What do you do when you're sick of drunk people urinating on the walls of your city, stinking the place up? Well, if you're as savvy as the community of St Pauli, the red light district in the Germany city of Hamburg, you turn to science.
The district, which is one of the main party areas in the city, has now sprayed its most-frequented walls in hydrophobic paint, which is so repellant to liquid that it rolls, or sometimes bounces, right off the surface. This means that now when someone pees on one of these walls, the wall pees back.
As you can see in the video below, this paint is pretty powerful stuff, and it's capable of sending a jet-stream of pee right back onto the shoes of the urinator (which the Germans call "wildpinkler" or "wild urinator" in English). It's like immediate karma, and we love the idea so much.

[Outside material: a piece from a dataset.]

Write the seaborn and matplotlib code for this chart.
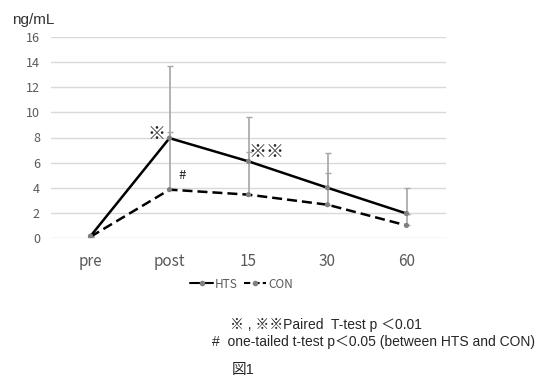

The locals are hoping that not only will the paint get the message out there loud and clear that walls aren't for pissing on, but they also hope that it will help keep the area looking (and smelling nice) for longer.
The downside is that the hydrophobic paint is pretty expensive - the organisers told Reuters that it cost around A$700 to spray a six-square metre area. But they believe the costs will balance out with the drop in cleaning costs.
"If you compare the work involved for daily cleaning of the mess and the awful smell, as well as all the collateral damage involved, it has definitely been well worth it," Julia Staron, who organised the resident group, told Reuters.
And maybe, just maybe, the splash-back effect will be enough to get guys (and girls) to use toilets when drunk, not any old alleyway they stumble down.
In the meantime, we'd sadistically love to see someone try to pee against this laser-etched super-hydrophobic metal created earlier this year. Because liquid sure can bounce off of that bad boy.